A couple of clarifications - including potential for much greater backup throughput beyond 3 GB/s up to 9 GB/s for this hardware:
1) Contrary to the video, 10 GbE is not the fastest practical Ethernet for server-to-server communications. 40 GbE network cards and switches are available and affordable. It is feasible to achieve 5GB/s using a PCIE Gen 2 40 GbE card as well as via a 4 port 10 GbE adapter configured suitably. Mellanox produces a Gen 2 PCIE card supporting 40 Gb/s Ethernet and 32 Gb/s (actual) QDR InfiniBand as well as a Gen 3 version with FDR InfiniBand throughput of 56 Gb/s (54.54 Gb/s actual) providing close to 7 GB/s bandwidth. See http://www.mellanox.com/content/pages.php?pg=infiniband_cards_overview&menu_section=41.
However, Just three x8 Duo2s which can be hosted in many servers as small as 2U generates up to 9 GB/s throughput saturating 56 Gb/s InfiniBand, the fastest network interface card having practical availability. PCIE SSD adoption means the network is now the bottleneck rather than storage I/O in the area of server-to-server data transfer.
2) Although backup compression is not used in the testing due to CPU limitations, database row/page compression is used achieving about 40% space reduction. This makes “real-world” effective backup throughput closer to 5 GB/s. Extrapolating that metric pushes logical throughput into the 15 GB/s range for the tested configuration if the current bottleneck (next item) is resolved.
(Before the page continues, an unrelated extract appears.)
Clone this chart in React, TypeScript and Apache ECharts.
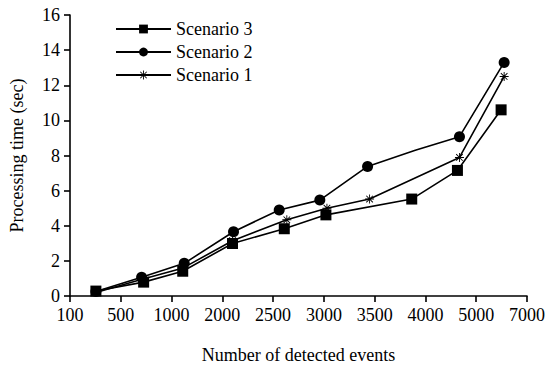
import React, { useEffect, useRef } from "react";
import * as echarts from "echarts";

const xTickLabels = ["100", "500", "1000", "2000", "2500", "3000", "3500", "4000", "5000", "7000"];

// positions along the (irregular) event axis, in tick-index units
const s3X = [0.51, 1.45, 2.22, 3.2, 4.22, 5.04, 6.73, 7.63, 8.49];
const s3Y = [0.28, 0.79, 1.41, 2.99, 3.83, 4.62, 5.52, 7.15, 10.6];

const s2X = [0.51, 1.41, 2.25, 3.22, 4.12, 4.92, 5.86, 6.8, 7.67, 8.55];
const s2Y = [0.25, 1.07, 1.86, 3.66, 4.9, 5.46, 7.38, 8.3, 9.07, 13.3];
const s2Marked = [true, true, true, true, true, true, true, false, true, true];

const s1X = [0.51, 1.42, 2.23, 3.2, 4.27, 5.06, 5.9, 7.67, 8.55];
const s1Y = [0.2, 0.95, 1.6, 3.15, 4.34, 5.0, 5.52, 7.89, 12.5];

const asterisk =
  "path://M4.5 0L5.5 0L5.5 10L4.5 10Z M0 4.5L10 4.5L10 5.5L0 5.5Z M1 1.7L1.7 1L9 8.3L8.3 9Z M8.3 1L9 1.7L1.7 9L1 8.3Z";

const FONT = "'Liberation Serif'";

export default function App() {
  const ref = useRef<HTMLDivElement>(null);
  useEffect(() => {
    if (!ref.current) return;
    const chart = echarts.init(ref.current, null, { renderer: "svg" });
    const lineStyle = { color: "#000", width: 1.6 };
    chart.setOption({
      animation: false,
      backgroundColor: "#fff",
      textStyle: { fontFamily: FONT, color: "#000" },
      grid: { left: 68, right: 25, top: 15, bottom: 70 },
      legend: {
        orient: "vertical",
        left: 110,
        top: 15,
        itemWidth: 55,
        itemHeight: 11,
        itemGap: 5,
        textStyle: { fontFamily: FONT, fontSize: 18, color: "#000" },
        data: ["Scenario 3", "Scenario 2", "Scenario 1"],
      },
      xAxis: {
        type: "value",
        min: 0,
        max: 9,
        interval: 1,
        name: "Number of detected events",
        nameLocation: "middle",
        nameGap: 50,
        nameTextStyle: { fontFamily: FONT, fontSize: 18, color: "#000" },
        splitLine: { show: false },
        axisLine: { lineStyle: { color: "#000", width: 1.6 } },
        axisTick: { show: true, inside: false, length: 6, lineStyle: { color: "#000", width: 1.6 } },
        axisLabel: {
          fontFamily: FONT,
          fontSize: 18,
          color: "#000",
          margin: 10,
          formatter: (v: number) => xTickLabels[Math.round(v)] ?? "",
        },
      },
      yAxis: {
        type: "value",
        min: 0,
        max: 16,
        interval: 2,
        name: "Processing time (sec)",
        nameLocation: "middle",
        nameGap: 44,
        nameTextStyle: { fontFamily: FONT, fontSize: 18, color: "#000" },
        splitLine: { show: false },
        axisLine: { show: true, lineStyle: { color: "#000", width: 1.6 } },
        axisTick: { show: true, inside: false, length: 6, lineStyle: { color: "#000", width: 1.6 } },
        axisLabel: { fontFamily: FONT, fontSize: 18, color: "#000", margin: 10 },
      },
      series: [
        {
          name: "Scenario 3",
          type: "line",
          symbol: "rect",
          symbolSize: 11,
          itemStyle: { color: "#000" },
          lineStyle,
          data: s3X.map((x, i) => [x, s3Y[i]]),
        },
        {
          name: "Scenario 2",
          type: "line",
          symbol: "circle",
          symbolSize: 11,
          itemStyle: { color: "#000" },
          lineStyle,
          data: s2X.map((x, i) =>
            s2Marked[i] ? { value: [x, s2Y[i]] } : { value: [x, s2Y[i]], symbol: "none" }
          ),
        },
        {
          name: "Scenario 1",
          type: "line",
          symbol: asterisk,
          symbolSize: 9,
          itemStyle: { color: "#000" },
          lineStyle,
          data: s1X.map((x, i) => [x, s1Y[i]]),
        },
      ],
    });
    return () => chart.dispose();
  }, []);
  return (
    <div
      ref={ref}
      style={{ position: "fixed", left: 0, top: 0, width: 552, height: 369, background: "#fff" }}
    />
  );
}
3) CPUs are averaging under 50% utilization in my testing so that does not seem to be the bottleneck. I suspect a QPI (Quick Path Interconnect) configuration issue. See http://www.qdpma.com/systemarchitecture/systemarchitecture_qpi.html. The aggregate total bandwidth in a 2-way Nehalem architecture is 25.6 GB/s accommodated through 4 x 6.4 GB/s QPI links. The QPI links comprise:
a. One between the two I/O hubs (IOH) (each of which connects directly to half of the PCIE cards)
b. One each (total of two) between each IOH and a processor socket (i.e. NUMA node),
c. One between the sockets themselves.
As I understand, If data transfer is monopolizing the IOH-to-IOH or CPU-to-CPU links rather than affinitized between each processor and the processor’s directly-connected IOH this limits throughput to the individual QPI speed of 6.4 GB/s. If PCIE/NUMA configuration causing QPI link saturation is the bottleneck, then resolving should enable a SQL backup of a database stored on 6 Duos (1.5 GB/s read rate) to achieve 9 GB/s distributed among collectively-adequate destination targets using a pair of 40 GbE network cards. Using the SQL Backup to NULL operation can help verify. I realize there are other possible culprits – i.e. inefficient cache use, SQL Server specific NUMA configuration - Open to suggestions. The article http://www.micron.com/~/media/Documents/Products/White%20Paper/pcie_ssd_performance_hi.pdf provides recommendations for optimizing PCIE configuration for throughput.
Note: Due to an unexpected health crisis in our family, I need to re-prioritize and will be slow for next several days reviewing responses to the blog and associated video.